At first glance, Martial Arts and Yoga seem like opposing forces and philosophies, but these two health maintenance systems have more in common than meets the eye. For a moment, consider the similarities between Tai Chi and Hatha Yoga. Within the warm up, you notice very similar movement, philosophy, and principles.
Why does “climb the mountain” stance look so much like Warrior I posture? Is it coincidence, luck, or a common link? Why does Kundalini have movements that resemble punching, kicking, and martial arts foot work? Are Kung Fu forms an extension of Vinyasa? Each has been referred to as meditation in motion.
The place of origin, for most Asian martial arts, is agreed to be the Shaolin Temple. Apparently, the monks at the Shaolin temple had become very proficient at meditation, but had not developed a health maintenance system to sufficiently train their bodies.
In the sixth century A.D., Bhoddidharma, a visiting Buddhist monk, from India, began to teach the monks at the Shaolin temple, in Hunan Province, a form of physical health maintenance, which is believed to be Yoga. It is also said that Boddidharma was a member of the Warrior caste. Therefore, he should also have had working knowledge of Kalarippayat; an indigenous Indian Martial art.

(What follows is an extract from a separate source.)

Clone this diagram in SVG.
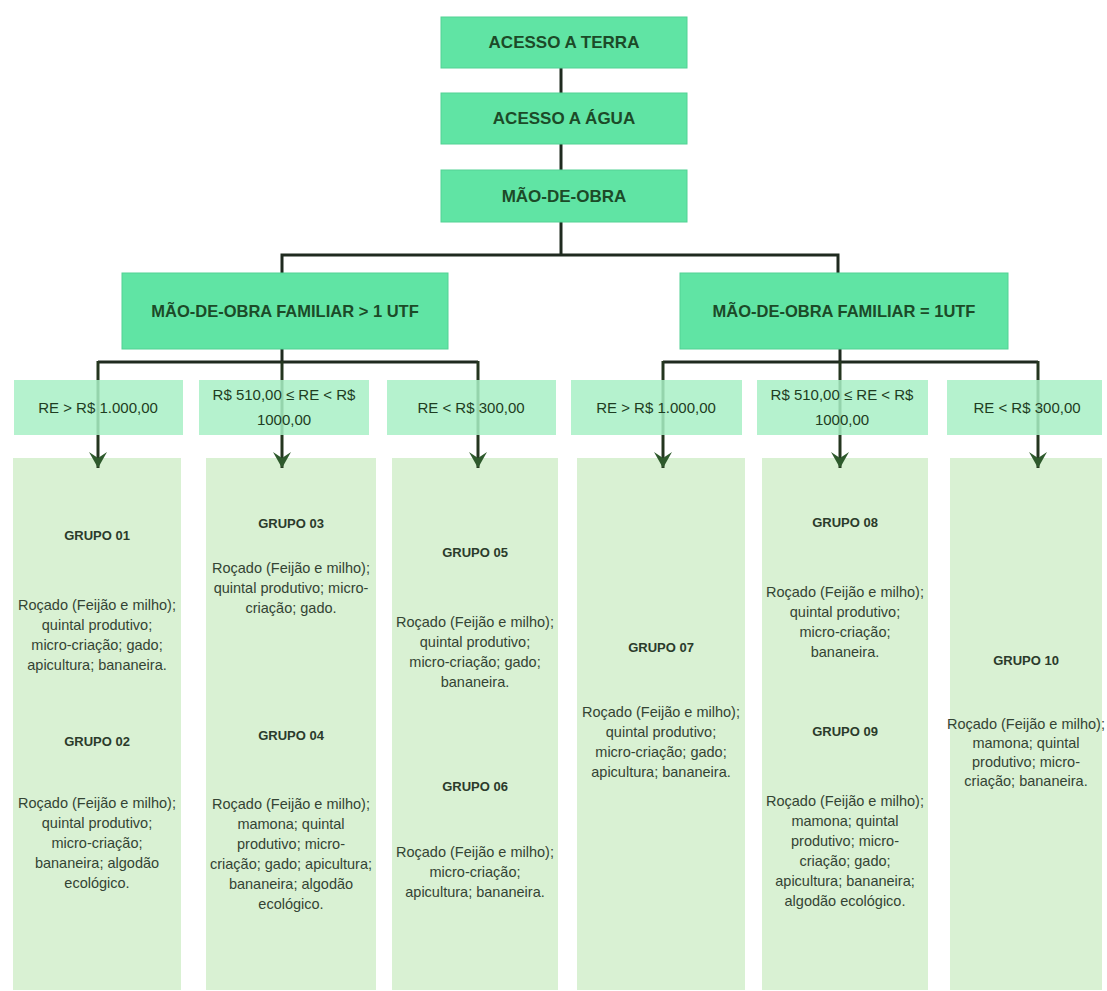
<svg xmlns="http://www.w3.org/2000/svg" width="1107" height="991" viewBox="0 0 1107 991">
<defs>
<style>
.top{fill:#60e4a4;stroke:#52d294;stroke-width:1}
.re{fill:#a8f0c6;fill-opacity:0.85}
.col{fill:#d9f1d3}
.ht{font-family:"Liberation Sans",Arial,sans-serif;font-weight:bold;font-size:17px;fill:#1c4a28;text-anchor:middle}
.ft{font-family:"Liberation Sans",Arial,sans-serif;font-weight:bold;font-size:16.5px;fill:#1c4a28;text-anchor:middle}
.rt{font-family:"Liberation Sans",Arial,sans-serif;font-size:15px;fill:#1e3d22;text-anchor:middle}
.gt{font-family:"Liberation Sans",Arial,sans-serif;font-weight:bold;font-size:13px;fill:#2b3b2b;text-anchor:middle}
.dt{font-family:"Liberation Sans",Arial,sans-serif;font-size:14.5px;fill:#344434;text-anchor:middle}
.ln{fill:none;stroke:#1f2a1f;stroke-width:3}
.ar{fill:none;stroke:#24361f;stroke-width:3;marker-end:url(#ah)}
</style>
<marker id="ah" markerUnits="userSpaceOnUse" markerWidth="22" markerHeight="22" refX="18" refY="11" orient="auto" viewBox="0 0 22 22">
<path d="M2,2 L18,11 L2,20 L8,11 Z" fill="#2e5a2c"/>
</marker>
</defs>
<rect width="1107" height="991" fill="#ffffff"/>

<g id="g01"><rect class="col" x="13" y="458" width="168" height="532"/>
<text class="gt" x="97" y="540">GRUPO 01</text>
<text class="dt" x="97" y="610">Roçado (Feijão e milho);</text>
<text class="dt" x="97" y="630">quintal produtivo;</text>
<text class="dt" x="97" y="650">micro-criação; gado;</text>
<text class="dt" x="97" y="670">apicultura; bananeira.</text>
<text class="gt" x="97" y="746">GRUPO 02</text>
<text class="dt" x="97" y="808">Roçado (Feijão e milho);</text>
<text class="dt" x="97" y="828">quintal produtivo;</text>
<text class="dt" x="97" y="848">micro-criação;</text>
<text class="dt" x="97" y="868">bananeira; algodão</text>
<text class="dt" x="97" y="888">ecológico.</text>
</g>
<g id="g03"><rect class="col" x="206" y="458" width="170" height="532"/>
<text class="gt" x="291" y="528">GRUPO 03</text>
<text class="dt" x="291" y="573">Roçado (Feijão e milho);</text>
<text class="dt" x="291" y="593">quintal produtivo; micro-</text>
<text class="dt" x="291" y="613">criação; gado.</text>
<text class="gt" x="291" y="740">GRUPO 04</text>
<text class="dt" x="291" y="809">Roçado (Feijão e milho);</text>
<text class="dt" x="291" y="829">mamona; quintal</text>
<text class="dt" x="291" y="849">produtivo; micro-</text>
<text class="dt" x="291" y="869">criação; gado; apicultura;</text>
<text class="dt" x="291" y="889">bananeira; algodão</text>
<text class="dt" x="291" y="909">ecológico.</text>
</g>
<g id="g05"><rect class="col" x="392" y="458" width="166" height="532"/>
<text class="gt" x="475" y="557">GRUPO 05</text>
<text class="dt" x="475" y="627">Roçado (Feijão e milho);</text>
<text class="dt" x="475" y="647">quintal produtivo;</text>
<text class="dt" x="475" y="667">micro-criação; gado;</text>
<text class="dt" x="475" y="687">bananeira.</text>
<text class="gt" x="475" y="791">GRUPO 06</text>
<text class="dt" x="475" y="857">Roçado (Feijão e milho);</text>
<text class="dt" x="475" y="877">micro-criação;</text>
<text class="dt" x="475" y="897">apicultura; bananeira.</text>
</g>
<g id="g07"><rect class="col" x="577" y="458" width="168" height="532"/>
<text class="gt" x="661" y="652">GRUPO 07</text>
<text class="dt" x="661" y="717">Roçado (Feijão e milho);</text>
<text class="dt" x="661" y="737">quintal produtivo;</text>
<text class="dt" x="661" y="757">micro-criação; gado;</text>
<text class="dt" x="661" y="777">apicultura; bananeira.</text>
</g>
<g id="g08"><rect class="col" x="762" y="458" width="166" height="532"/>
<text class="gt" x="845" y="527">GRUPO 08</text>
<text class="dt" x="845" y="597">Roçado (Feijão e milho);</text>
<text class="dt" x="845" y="617">quintal produtivo;</text>
<text class="dt" x="845" y="637">micro-criação;</text>
<text class="dt" x="845" y="657">bananeira.</text>
<text class="gt" x="845" y="736">GRUPO 09</text>
<text class="dt" x="845" y="806">Roçado (Feijão e milho);</text>
<text class="dt" x="845" y="826">mamona; quintal</text>
<text class="dt" x="845" y="846">produtivo; micro-</text>
<text class="dt" x="845" y="866">criação; gado;</text>
<text class="dt" x="845" y="886">apicultura; bananeira;</text>
<text class="dt" x="845" y="906">algodão ecológico.</text>
</g>
<g id="g10"><rect class="col" x="950" y="458" width="152" height="532"/>
<text class="gt" x="1026" y="665">GRUPO 10</text>
<text class="dt" x="1026" y="729">Roçado (Feijão e milho);</text>
<text class="dt" x="1026" y="748">mamona; quintal</text>
<text class="dt" x="1026" y="767">produtivo; micro-</text>
<text class="dt" x="1026" y="786">criação; bananeira.</text>
</g>

<g id="connectors">
<path class="ln" d="M561,68 V93"/>
<path class="ln" d="M561,144 V170"/>
<path class="ln" d="M561,222 V255"/>
<path class="ln" d="M282,273 V255 H838 V273"/>
<path class="ln" d="M282,349 V362"/>
<path class="ln" d="M98,362 H478"/>
<path class="ln" d="M840,349 V362"/>
<path class="ln" d="M663,362 H1038"/>
<path class="ar" d="M98,361 V468"/>
<path class="ar" d="M282,361 V468"/>
<path class="ar" d="M478,361 V468"/>
<path class="ar" d="M663,361 V468"/>
<path class="ar" d="M840,361 V468"/>
<path class="ar" d="M1038,361 V468"/>
</g>

<g id="terra"><rect class="top" x="441" y="17" width="246" height="51"/>
<text class="ht" x="564" y="48">ACESSO A TERRA</text></g>
<g id="agua"><rect class="top" x="441" y="93" width="246" height="51"/>
<text class="ht" x="564" y="124">ACESSO A ÁGUA</text></g>
<g id="maodeobra"><rect class="top" x="441" y="170" width="246" height="52"/>
<text class="ht" x="564" y="202">MÃO-DE-OBRA</text></g>
<g id="fam1"><rect class="top" x="122" y="273" width="326" height="76"/>
<text class="ft" x="285" y="317">MÃO-DE-OBRA FAMILIAR &gt; 1 UTF</text></g>
<g id="fam2"><rect class="top" x="680" y="273" width="328" height="76"/>
<text class="ft" x="844" y="317">MÃO-DE-OBRA FAMILIAR = 1UTF</text></g>

<g id="re1"><rect class="re" x="14" y="380" width="169" height="55"/>
<text class="rt" x="98" y="413">RE &gt; R$ 1.000,00</text></g>
<g id="re2"><rect class="re" x="199" y="380" width="170" height="55"/>
<text class="rt" x="284" y="400">R$ 510,00 ≤ RE &lt; R$</text>
<text class="rt" x="284" y="425">1000,00</text></g>
<g id="re3"><rect class="re" x="387" y="380" width="169" height="55"/>
<text class="rt" x="471" y="413">RE &lt; R$ 300,00</text></g>
<g id="re4"><rect class="re" x="571" y="380" width="171" height="55"/>
<text class="rt" x="656" y="413">RE &gt; R$ 1.000,00</text></g>
<g id="re5"><rect class="re" x="757" y="380" width="171" height="55"/>
<text class="rt" x="842" y="400">R$ 510,00 ≤ RE &lt; R$</text>
<text class="rt" x="842" y="425">1000,00</text></g>
<g id="re6"><rect class="re" x="947" y="380" width="155" height="55"/>
<text class="rt" x="1027" y="413">RE &lt; R$ 300,00</text></g>
</svg>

Boddidharma is said to have reached a level of meditation that was very advanced. The body can be trained to a point, but the mind should also be trained as well. This is a cornerstone to all martial arts training. How often have we heard about the three conflicts of mind, body, and spirit?
This is why each martial arts school should encourage a Yoga class. The healing aspect of Yoga is very beneficial to all martial artists – regardless of their style. Some martial arts centers have incorporated Yoga as part of the class schedule. The reason was to attract mothers, who were hanging around the waiting area, to pick up their kids.
While there is a demand for Yoga classes among women, some martial artists, both male and female, will join in to feel the healing benefits, meditate, increase flexibility, and much more. The fact is, much like martial arts, there are many styles of Yoga.
Some are very physical and demand a lot of endurance. So, there is no end to the possibilities of where the need for Yoga can fit within a martial arts studio. After all these years, it looks like Yoga and martial arts will be together again.